Could the NHL Lottery System Ever Be Fixed?

Image courtesy of Bruce Bennett/Getty Images

The NHL Draft Lottery is upon us. Tonight in Toronto, 14 non-playoff NHL teams will participate in lotto to determine which will land phenom Connor McDavid and possibly change their NHL fortunes for the next decade. Tonight’s draft is undoubtedly important. Here’s how it works.

According to NHL.com

To determine the winner, the official lottery machine is loaded with 14 balls, each bearing one number, 1 to 14. The NHL Draft Lottery involves drawing one set of four numbers from the machine. One ball is expelled from the machine at a ten-second interval until four balls are discharged.

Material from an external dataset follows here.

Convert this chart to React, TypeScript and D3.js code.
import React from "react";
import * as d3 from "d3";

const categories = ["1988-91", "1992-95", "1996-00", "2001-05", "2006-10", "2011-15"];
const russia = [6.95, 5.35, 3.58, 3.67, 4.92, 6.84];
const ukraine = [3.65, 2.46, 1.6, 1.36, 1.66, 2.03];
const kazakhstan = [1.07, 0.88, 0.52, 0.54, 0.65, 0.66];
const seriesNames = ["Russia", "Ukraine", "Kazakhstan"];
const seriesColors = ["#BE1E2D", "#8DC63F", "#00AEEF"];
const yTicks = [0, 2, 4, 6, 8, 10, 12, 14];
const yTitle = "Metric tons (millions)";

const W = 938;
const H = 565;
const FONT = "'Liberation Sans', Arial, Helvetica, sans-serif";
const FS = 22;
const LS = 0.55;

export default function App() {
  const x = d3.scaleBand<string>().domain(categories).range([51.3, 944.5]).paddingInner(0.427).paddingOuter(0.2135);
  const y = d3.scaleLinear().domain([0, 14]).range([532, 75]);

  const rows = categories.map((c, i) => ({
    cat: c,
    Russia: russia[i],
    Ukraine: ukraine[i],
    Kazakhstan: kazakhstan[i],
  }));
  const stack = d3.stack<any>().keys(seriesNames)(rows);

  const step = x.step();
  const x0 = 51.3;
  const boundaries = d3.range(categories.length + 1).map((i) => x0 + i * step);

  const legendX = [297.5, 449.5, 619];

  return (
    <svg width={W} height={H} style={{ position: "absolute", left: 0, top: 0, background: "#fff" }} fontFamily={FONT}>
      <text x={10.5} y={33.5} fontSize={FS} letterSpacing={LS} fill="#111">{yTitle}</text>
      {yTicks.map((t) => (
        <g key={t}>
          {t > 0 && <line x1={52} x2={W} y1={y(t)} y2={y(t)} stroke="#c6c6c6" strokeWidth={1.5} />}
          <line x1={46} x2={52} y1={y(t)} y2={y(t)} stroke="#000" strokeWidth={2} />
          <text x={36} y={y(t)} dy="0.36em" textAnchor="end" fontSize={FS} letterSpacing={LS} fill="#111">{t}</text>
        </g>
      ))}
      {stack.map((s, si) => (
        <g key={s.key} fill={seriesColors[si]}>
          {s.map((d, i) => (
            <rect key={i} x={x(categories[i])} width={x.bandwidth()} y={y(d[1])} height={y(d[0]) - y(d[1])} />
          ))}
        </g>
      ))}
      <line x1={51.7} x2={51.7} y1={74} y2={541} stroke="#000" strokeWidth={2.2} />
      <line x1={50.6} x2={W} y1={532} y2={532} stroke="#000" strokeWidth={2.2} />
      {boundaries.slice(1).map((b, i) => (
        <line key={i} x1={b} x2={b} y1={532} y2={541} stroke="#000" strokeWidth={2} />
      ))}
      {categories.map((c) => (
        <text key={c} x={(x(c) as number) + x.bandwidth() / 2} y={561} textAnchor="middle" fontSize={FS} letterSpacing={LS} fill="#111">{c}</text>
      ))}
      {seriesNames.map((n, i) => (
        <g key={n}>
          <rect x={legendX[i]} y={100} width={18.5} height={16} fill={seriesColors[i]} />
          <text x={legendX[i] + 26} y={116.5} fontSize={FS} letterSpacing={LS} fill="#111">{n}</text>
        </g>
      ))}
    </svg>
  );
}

Without regard to the order the numbers are drawn, there are exactly 1,001 four-number combinations. Each of the 14 teams in the NHL Draft Lottery is assigned the number of combinations corresponding to the odds allocated to them by their regular-season finish (i.e., the team given a 20% chance to win the NHL Draft Lottery is represented by 200 of the 1,001 possible combinations, the team with a 13.5% chance is assigned 135 combinations, and so forth).

Has this process of using lotto balls ever been fixed? In 1980, WTAE TV news reporter and Pennsylvania Lottery host Nick Perry hatched a scheme to fix the Daily Number Pick Three drawing. Perry and his cohorts used weighted balls to ensure the outcome they wanted. After making replica balls, Perry and WTAE art director Joseph Bock experimented with different substances injected into the ping pong balls. The two decided on white latex paint as it perfectly weighed down the balls so that they could bounce around in the machine, but never fly high enough to reach the vacuum and be selected in the drawing. Each of the balls were filled with paint except for the numbers 4 and 6. Perry recruited others in the television station, and he was able to replace the real balls with the weighted ones. The fix was on.

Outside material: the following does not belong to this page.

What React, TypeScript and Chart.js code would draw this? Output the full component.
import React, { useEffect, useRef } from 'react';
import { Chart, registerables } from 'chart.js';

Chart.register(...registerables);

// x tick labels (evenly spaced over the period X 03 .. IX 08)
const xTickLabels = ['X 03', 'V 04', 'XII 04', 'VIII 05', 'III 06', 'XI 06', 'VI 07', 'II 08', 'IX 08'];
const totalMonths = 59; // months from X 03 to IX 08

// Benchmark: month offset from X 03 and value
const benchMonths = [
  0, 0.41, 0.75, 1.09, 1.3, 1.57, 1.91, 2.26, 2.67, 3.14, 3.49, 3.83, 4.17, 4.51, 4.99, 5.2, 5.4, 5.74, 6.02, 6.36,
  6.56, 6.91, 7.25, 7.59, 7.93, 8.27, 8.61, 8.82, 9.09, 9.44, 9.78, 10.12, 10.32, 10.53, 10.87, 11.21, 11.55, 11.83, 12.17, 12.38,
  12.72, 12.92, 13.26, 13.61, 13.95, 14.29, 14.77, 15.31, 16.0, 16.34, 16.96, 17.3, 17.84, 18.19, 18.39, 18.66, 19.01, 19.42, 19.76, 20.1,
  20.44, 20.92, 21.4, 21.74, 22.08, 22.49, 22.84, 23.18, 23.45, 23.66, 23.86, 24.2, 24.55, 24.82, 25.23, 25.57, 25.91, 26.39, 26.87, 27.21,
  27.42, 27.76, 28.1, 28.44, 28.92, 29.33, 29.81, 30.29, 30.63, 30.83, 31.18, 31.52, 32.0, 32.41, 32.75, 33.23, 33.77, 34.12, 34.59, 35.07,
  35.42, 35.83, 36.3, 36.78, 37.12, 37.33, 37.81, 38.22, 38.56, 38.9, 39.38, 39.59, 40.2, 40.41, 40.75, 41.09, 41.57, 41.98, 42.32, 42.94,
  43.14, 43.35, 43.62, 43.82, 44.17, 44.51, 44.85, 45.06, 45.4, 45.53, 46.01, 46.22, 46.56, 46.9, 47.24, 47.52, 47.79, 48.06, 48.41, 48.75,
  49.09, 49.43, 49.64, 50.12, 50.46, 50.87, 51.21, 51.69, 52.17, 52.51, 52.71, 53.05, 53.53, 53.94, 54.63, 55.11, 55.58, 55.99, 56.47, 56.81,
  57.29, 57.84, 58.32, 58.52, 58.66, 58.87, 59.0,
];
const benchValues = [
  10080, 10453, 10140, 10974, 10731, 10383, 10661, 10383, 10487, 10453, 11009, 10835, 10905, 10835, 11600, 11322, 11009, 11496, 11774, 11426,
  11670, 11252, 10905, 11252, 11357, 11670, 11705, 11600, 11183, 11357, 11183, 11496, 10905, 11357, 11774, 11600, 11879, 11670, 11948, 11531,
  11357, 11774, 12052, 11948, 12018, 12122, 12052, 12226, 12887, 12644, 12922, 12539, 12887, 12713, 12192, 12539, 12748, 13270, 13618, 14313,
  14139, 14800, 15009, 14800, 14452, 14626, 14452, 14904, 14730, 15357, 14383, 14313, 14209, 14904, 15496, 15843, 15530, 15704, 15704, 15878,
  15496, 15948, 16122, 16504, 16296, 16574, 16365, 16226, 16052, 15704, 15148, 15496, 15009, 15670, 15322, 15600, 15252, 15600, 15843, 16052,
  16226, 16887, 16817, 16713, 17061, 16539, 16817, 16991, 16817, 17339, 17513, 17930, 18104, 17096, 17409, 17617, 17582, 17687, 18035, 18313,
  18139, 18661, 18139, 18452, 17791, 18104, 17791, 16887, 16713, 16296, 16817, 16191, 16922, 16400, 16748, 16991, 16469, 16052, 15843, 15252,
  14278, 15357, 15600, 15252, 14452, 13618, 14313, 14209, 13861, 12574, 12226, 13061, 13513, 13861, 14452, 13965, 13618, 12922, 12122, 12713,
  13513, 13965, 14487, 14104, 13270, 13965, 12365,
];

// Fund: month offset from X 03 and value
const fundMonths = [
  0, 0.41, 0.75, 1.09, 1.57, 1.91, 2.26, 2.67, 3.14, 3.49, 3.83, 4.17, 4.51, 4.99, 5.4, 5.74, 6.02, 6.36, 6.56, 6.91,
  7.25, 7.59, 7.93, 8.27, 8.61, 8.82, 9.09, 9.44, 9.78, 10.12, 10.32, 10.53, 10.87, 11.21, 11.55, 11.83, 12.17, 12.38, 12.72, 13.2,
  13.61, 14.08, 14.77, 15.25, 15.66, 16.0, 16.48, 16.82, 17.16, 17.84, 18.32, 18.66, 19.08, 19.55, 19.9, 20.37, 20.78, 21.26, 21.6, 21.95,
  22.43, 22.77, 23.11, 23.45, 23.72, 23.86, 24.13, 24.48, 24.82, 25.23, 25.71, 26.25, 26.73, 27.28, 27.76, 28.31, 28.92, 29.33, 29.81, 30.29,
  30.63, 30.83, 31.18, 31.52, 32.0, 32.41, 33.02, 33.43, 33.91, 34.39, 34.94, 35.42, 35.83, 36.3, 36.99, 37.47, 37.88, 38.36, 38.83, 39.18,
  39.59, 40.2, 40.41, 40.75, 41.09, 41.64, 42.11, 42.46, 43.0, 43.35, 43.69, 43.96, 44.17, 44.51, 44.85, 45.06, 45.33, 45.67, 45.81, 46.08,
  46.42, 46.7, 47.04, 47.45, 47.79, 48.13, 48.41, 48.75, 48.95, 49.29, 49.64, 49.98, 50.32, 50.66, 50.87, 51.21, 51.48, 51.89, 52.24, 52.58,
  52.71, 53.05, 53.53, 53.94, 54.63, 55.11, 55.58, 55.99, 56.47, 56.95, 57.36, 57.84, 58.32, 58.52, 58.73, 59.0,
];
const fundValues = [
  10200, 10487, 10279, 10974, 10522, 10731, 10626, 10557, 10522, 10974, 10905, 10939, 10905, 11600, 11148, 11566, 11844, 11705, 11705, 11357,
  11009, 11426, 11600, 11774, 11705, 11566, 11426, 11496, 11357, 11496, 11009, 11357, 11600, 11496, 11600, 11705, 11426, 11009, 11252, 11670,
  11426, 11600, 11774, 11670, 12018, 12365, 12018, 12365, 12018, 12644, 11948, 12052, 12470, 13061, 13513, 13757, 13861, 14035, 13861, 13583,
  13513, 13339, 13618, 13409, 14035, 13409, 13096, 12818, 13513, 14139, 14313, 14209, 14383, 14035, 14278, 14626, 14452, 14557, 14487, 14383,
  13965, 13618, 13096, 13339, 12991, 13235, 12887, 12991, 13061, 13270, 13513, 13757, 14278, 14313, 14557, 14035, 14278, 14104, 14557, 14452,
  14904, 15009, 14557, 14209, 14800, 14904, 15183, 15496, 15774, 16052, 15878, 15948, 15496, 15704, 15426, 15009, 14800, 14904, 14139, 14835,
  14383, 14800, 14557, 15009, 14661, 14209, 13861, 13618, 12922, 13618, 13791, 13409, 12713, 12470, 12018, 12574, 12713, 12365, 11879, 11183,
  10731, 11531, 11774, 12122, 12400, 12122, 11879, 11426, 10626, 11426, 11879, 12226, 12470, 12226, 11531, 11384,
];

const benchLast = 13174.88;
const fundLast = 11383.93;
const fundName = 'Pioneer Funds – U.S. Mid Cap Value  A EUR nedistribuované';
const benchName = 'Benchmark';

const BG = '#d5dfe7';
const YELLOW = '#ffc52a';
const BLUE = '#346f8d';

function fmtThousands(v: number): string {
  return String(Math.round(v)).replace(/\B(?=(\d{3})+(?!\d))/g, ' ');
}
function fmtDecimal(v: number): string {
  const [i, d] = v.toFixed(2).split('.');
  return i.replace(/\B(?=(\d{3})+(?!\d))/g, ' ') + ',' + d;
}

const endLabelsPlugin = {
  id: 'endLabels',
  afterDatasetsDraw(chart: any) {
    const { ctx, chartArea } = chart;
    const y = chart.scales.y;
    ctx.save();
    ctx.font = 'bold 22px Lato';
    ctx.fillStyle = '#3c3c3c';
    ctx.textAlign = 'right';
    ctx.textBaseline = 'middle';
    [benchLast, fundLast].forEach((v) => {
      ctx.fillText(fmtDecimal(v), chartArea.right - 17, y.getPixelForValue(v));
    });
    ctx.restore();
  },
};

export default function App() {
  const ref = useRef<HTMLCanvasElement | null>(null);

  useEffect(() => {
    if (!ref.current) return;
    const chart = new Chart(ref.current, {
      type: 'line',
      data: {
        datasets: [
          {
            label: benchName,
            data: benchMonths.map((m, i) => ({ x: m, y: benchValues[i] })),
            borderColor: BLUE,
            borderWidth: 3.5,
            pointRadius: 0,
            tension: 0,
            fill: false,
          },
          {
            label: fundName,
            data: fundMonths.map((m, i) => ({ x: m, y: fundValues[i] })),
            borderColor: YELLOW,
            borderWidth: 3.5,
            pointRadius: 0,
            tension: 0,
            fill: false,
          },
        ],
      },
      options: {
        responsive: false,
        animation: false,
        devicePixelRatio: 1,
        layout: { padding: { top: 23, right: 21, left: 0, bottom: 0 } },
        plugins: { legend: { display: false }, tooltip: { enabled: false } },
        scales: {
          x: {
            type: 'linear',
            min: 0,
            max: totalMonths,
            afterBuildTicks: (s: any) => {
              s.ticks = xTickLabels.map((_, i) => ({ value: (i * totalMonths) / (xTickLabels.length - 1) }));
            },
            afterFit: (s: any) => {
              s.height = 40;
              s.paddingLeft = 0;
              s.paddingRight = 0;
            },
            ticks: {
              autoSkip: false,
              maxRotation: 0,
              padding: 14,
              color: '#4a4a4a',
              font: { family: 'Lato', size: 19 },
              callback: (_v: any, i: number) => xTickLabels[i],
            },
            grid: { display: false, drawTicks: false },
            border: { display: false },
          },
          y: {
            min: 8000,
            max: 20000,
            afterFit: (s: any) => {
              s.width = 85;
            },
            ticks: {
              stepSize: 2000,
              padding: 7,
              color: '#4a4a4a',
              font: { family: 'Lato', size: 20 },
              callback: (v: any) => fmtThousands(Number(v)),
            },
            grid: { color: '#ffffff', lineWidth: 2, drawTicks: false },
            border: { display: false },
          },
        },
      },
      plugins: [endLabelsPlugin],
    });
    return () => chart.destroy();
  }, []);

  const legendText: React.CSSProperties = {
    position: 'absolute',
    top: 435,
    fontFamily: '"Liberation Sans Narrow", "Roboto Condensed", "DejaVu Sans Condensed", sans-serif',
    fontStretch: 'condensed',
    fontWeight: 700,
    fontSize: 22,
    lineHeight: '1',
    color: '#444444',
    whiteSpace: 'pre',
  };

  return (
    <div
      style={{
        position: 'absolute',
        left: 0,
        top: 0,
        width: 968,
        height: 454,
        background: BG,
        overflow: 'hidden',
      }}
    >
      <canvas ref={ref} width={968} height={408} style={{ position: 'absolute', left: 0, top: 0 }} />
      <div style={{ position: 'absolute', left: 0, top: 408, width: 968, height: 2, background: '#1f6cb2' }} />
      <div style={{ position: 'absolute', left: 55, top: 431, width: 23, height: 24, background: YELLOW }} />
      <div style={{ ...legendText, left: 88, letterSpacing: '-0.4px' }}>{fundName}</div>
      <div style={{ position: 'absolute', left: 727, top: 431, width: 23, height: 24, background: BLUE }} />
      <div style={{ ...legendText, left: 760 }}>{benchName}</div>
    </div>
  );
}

Perry sent his associates around the state to purchase tickets in bulk using the only combination of numbers that could be selected: 444, 446, 464, 466 646,644,664 and the infamous 666. On April 24th, Perry watched his numbers come up to the tune of 1.8 million dollars. However, Pennsylvania Lottery officials soon became suspicious of the winners, but could find no evidence of wrong doing. The case was eventually solved when a tip came in that two brothers bought a large quantity of tickets with the winning numbers. The pair had used a phone at the establishment and had called the WTAE Studios and spoke Greek, a language Nick Perry was fluent in. The call was traced back to Perry, and the brothers were brought in and cracked under questioning. Many in the scam were sentenced to prison, and the winnings were never paid out. For his role in the scheme, Perry recieved a seven year sentence of which two were served. The plot did force Pennsylvania and other state run lottos to reform their systems and institute tighter security measures. Perry did recieve a consolation prize for his lotto plot. In 2003, a major motion picture starring Lisa Kudrow and John Travolta was released called “Lucky Numbers” . The movie has a score of 22% on Rotten Tomatoes.

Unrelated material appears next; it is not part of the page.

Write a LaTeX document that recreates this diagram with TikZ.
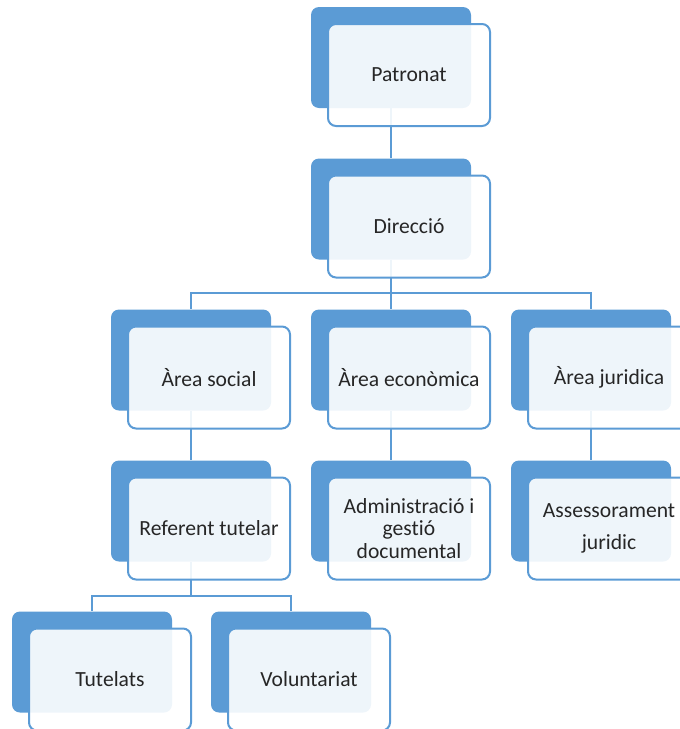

Could this ever happen in the NHL? The answer is probably not. The NHL Draft Lottery is overseen by an independent company and due to the large number of combinatons possible, it would be impossible to tamper with the balls. That being said, landing McDavid will be a huge financial boon to whatever team lands him. However, with that much money on the line, you never know what type of schemes are taking place behind the scenes. McDavid on the Florida Panthers sounds good to me.